このように、学び舎は授業の枠を超えて、島前地域に広がっている。見方を少し変えるだけで、どんなことからも学ぶ姿勢を身に付けることが出来るのだと驚いている。それは、島前地域が選択した地域創生の方法が特別なのではなく、それを実践したり島前地域に集まる人々から私は影響を受けていたと感じている。

「土の人」、「風の人」という言葉をご存じだろうか。前者はその土地に根づく人を、後者は地域外から関わる人を指す。前述のヒトツナギの発端は、まさに両者が交わることによって当たり前とされていた地域の特徴に魅力を見出し、発信する観光プランを考えたことだった。

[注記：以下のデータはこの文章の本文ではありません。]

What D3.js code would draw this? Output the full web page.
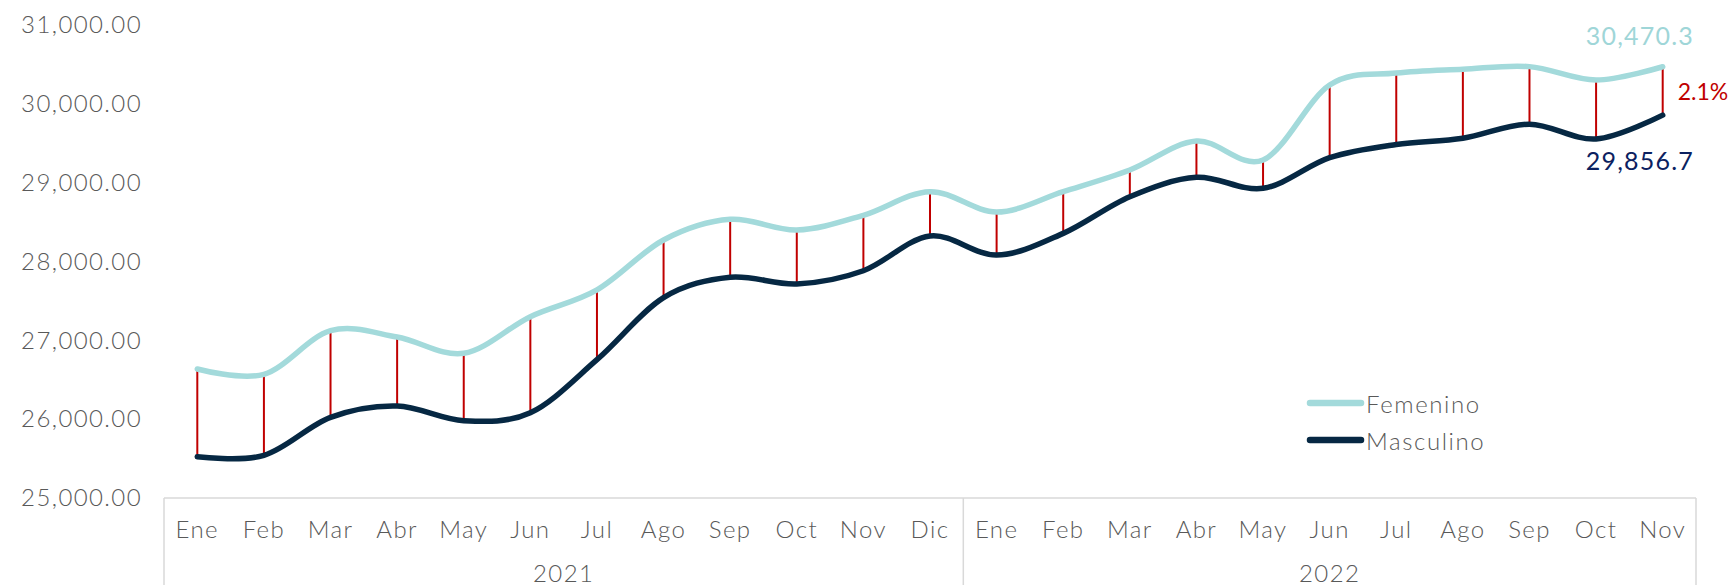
<!DOCTYPE html>
<html>
<head>
<meta charset="utf-8">
<script src="https://cdn.jsdelivr.net/npm/d3@7"></script>
<style>
  body { margin: 0; background: #fff; }
  svg text { font-family: Lato, "Open Sans", sans-serif; font-weight: 300; }
</style>
</head>
<body>
<div id="chart"></div>
<script>
// ===============================
// DATA
// ===============================
const months = ["Ene", "Feb", "Mar", "Abr", "May", "Jun", "Jul", "Ago", "Sep", "Oct", "Nov", "Dic",
                "Ene", "Feb", "Mar", "Abr", "May", "Jun", "Jul", "Ago", "Sep", "Oct", "Nov"];
const yearLabels = ["2021", "2022"];
const yearCounts = [12, 11];

const femenino = [26636, 26569, 27122, 27042, 26835, 27300, 27640, 28273, 28535, 28400, 28586, 28886,
                  28628, 28886, 29161, 29529, 29288, 30239, 30390, 30439, 30472, 30302, 30470.3];
const masculino = [25524, 25541, 26023, 26167, 25981, 26082, 26755, 27541, 27800, 27715, 27883, 28323,
                   28081, 28357, 28822, 29068, 28928, 29317, 29485, 29563, 29742, 29554, 29856.7];

const yTicks = [25000, 26000, 27000, 28000, 29000, 30000, 31000];
const seriesNames = ["Femenino", "Masculino"];

// ===============================
// CHART
// ===============================
const width = 1729;
const height = 585;
const colors = { Femenino: "#a3dadb", Masculino: "#062843" };

const svg = d3.select("#chart")
    .append("svg")
    .attr("width", width)
    .attr("height", height);

const x = d3.scaleBand()
    .domain(d3.range(months.length))
    .range([164, 1696]);

const y = d3.scaleLinear()
    .domain([25000, 31000])
    .range([498, 25]);

const cx = i => x(i) + x.bandwidth() / 2;

// y axis (labels only)
const yAxis = svg.append("g")
    .attr("transform", "translate(142,0)")
    .call(d3.axisLeft(y).tickValues(yTicks).tickFormat(d3.format(",.2f")).tickSize(0).tickPadding(0));
yAxis.select(".domain").remove();
yAxis.selectAll("text")
    .attr("fill", "#595959")
    .style("font-size", "24px")
    .style("letter-spacing", "1.4px");

// category axis box
const boxColor = "#d9d9d9";
svg.append("line")
    .attr("x1", x.range()[0]).attr("x2", x.range()[1])
    .attr("y1", y(25000)).attr("y2", y(25000))
    .attr("stroke", boxColor).attr("stroke-width", 1.5);

let start = 0;
const bounds = [x(0)];
yearCounts.forEach((n, k) => {
    const x0 = x(start);
    const x1 = start + n < months.length ? x(start + n) : x.range()[1];
    bounds.push(x1);
    svg.append("text")
        .attr("x", (x0 + x1) / 2)
        .attr("y", 572)
        .attr("text-anchor", "middle")
        .attr("dominant-baseline", "central")
        .attr("fill", "#595959")
        .style("font-size", "24px")
        .style("letter-spacing", "1.4px")
        .text(yearLabels[k]);
    start += n;
});
bounds.forEach(bx => {
    svg.append("line")
        .attr("x1", bx).attr("x2", bx)
        .attr("y1", y(25000)).attr("y2", height)
        .attr("stroke", boxColor).attr("stroke-width", 1.5);
});

const xAxis = svg.append("g")
    .attr("transform", "translate(0,528)")
    .call(d3.axisBottom(x).tickFormat(i => months[i]).tickSize(0).tickPadding(0));
xAxis.select(".domain").remove();
xAxis.selectAll("text")
    .attr("fill", "#595959")
    .attr("y", 0)
    .attr("dy", null)
    .attr("dominant-baseline", "central")
    .style("font-size", "24px")
    .style("letter-spacing", "1.4px");

// drop lines between the two series
svg.append("g")
    .selectAll("line")
    .data(d3.range(months.length))
    .enter()
    .append("line")
    .attr("x1", cx).attr("x2", cx)
    .attr("y1", i => y(femenino[i]))
    .attr("y2", i => y(masculino[i]))
    .attr("stroke", "#c00000")
    .attr("stroke-width", 2);

// smooth lines
const line = d3.line()
    .x((d, i) => cx(i))
    .y(d => y(d))
    .curve(d3.curveCardinal.tension(0));

[["Femenino", femenino], ["Masculino", masculino]].forEach(([name, values]) => {
    svg.append("path")
        .datum(values)
        .attr("d", line)
        .attr("fill", "none")
        .attr("stroke", colors[name])
        .attr("stroke-width", 5.5)
        .attr("stroke-linecap", "round");
});

// end labels
const last = months.length - 1;
svg.append("text")
    .attr("x", 1694).attr("y", y(femenino[last]) - 32)
    .attr("text-anchor", "end")
    .attr("dominant-baseline", "central")
    .attr("fill", "#9fd6d8")
    .style("font-size", "25px")
    .style("font-weight", 400)
    .style("letter-spacing", "1.2px")
    .text(d3.format(",.1f")(femenino[last]));

svg.append("text")
    .attr("x", 1694).attr("y", y(masculino[last]) + 45)
    .attr("text-anchor", "end")
    .attr("dominant-baseline", "central")
    .attr("fill", "#0b2160")
    .style("font-size", "25px")
    .style("font-weight", 400)
    .style("letter-spacing", "1.2px")
    .text(d3.format(",.1f")(masculino[last]));

const gap = (femenino[last] - masculino[last]) / masculino[last];
svg.append("text")
    .attr("x", cx(last) + 15)
    .attr("y", (y(femenino[last]) + y(masculino[last])) / 2)
    .attr("dominant-baseline", "central")
    .attr("fill", "#c00000")
    .style("font-size", "23px")
    .style("font-weight", 400)
    .text(d3.format(".1%")(gap));

// legend
const legend = svg.append("g").attr("transform", "translate(1307,403)");
seriesNames.forEach((name, k) => {
    const g = legend.append("g").attr("transform", `translate(0,${k * 37})`);
    g.append("line")
        .attr("x1", 3).attr("x2", 54)
        .attr("stroke", colors[name])
        .attr("stroke-width", 6.5)
        .attr("stroke-linecap", "round");
    g.append("text")
        .attr("x", 59)
        .attr("dominant-baseline", "central")
        .attr("fill", "#595959")
        .style("font-size", "24px")
        .style("letter-spacing", "1.6px")
        .text(name);
});
</script>
</body>
</html>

中世において流刑地であった島前地域は、島民は流刑人に対しても寛容的だったと地域の資料館で聞いたことがある。

風の人に対する精神が、今も根付いているのだろうか。土の人と風の人とのコンビネーションは今までにない化学反応を起こし、世界の過疎地域の課題解決事例にもなり得るチャンスがあるという。

私は、地域創生に関わる大人の多様な挑戦を目の当たりにし、時には一緒に考え、悩み、典型的な田舎像のシナリオに違和感を覚えたこともあった。挑戦する目的が異なるとはいえど、この島前地域では普段から人との距離が近くて見守られているような、人見知りをする暇もないくらいに温かく迎えてくれるような場面が多かった。私たち島留学生も、信頼関係で結ばれた人々の輪の中に参入し、やがて一人の海士町民として、一人の挑戦者として同じフィールドで学びを得ることが出来たはずだ。

まとめ

ふとした好奇心から実践するまでの試行錯誤には、膨大な段階や工夫などが必要である。隠岐島前地域では、その活動を全力で支えてくれる環境に出会えた。勉強から日々の悩みまでバックアップすることのできる隠岐國学習センター、行事で会う度に親身に話を聞いてくださった知り合いの地域の方々…。

信頼関係の輪はいつしか、行事の手伝いをしに地域の方と話したい、興味のある職の方に会えるかもしれない、といった、私の小さな好奇心の幅を広げてくれたのだった。

どの場所で活動するにせよ、すごく気が合って一緒にチャレンジしていきたいと思う人、色々な面で尊敬できる人、一方で関わり方が分からない苦手な人など、多様な価値観を持った人々がいることだろう。同じ活動をする中でも、全員の学びには、一人一人がどこまで意識して取り組めるかが関係している。アクティブラーニングを目的とするのではなく手段だと認識するべきだと考えたのも、日々の授業の中で考えついたことだ。

島前高校の教育現場には、活動に対する意識の違いを考えて活動することで、違いある他者とどう向き合うかについて考えるヒントが沢山あったはずだ。不思議なことに、思い切って色々な人と話すことで自分の強みや弱みを発見出来るきっかけに繋がることが多かったのだ。

PDCAサイクルが自然に回るようになり、自己分析に自信を持てるようになったことが、私にとって非日常的な体験だった。実家に帰省してゆったりしたり、趣味に没頭したりするなどして、その体験が日常的な体験と区別されていることが分かった。それが繰り返されるにつれて、2つの体験を右往左往するのではなく、日常的な体験の中に非日常的な体験を発見することやその逆のことも出来るようになったと思う。

私は、どちらの体験も好きだ。
だからこそ、これからも多様な価値観や文化を理解する楽しさを伝えていこうと思う。新しいフィールドで生きる、進化した自分に出会うために。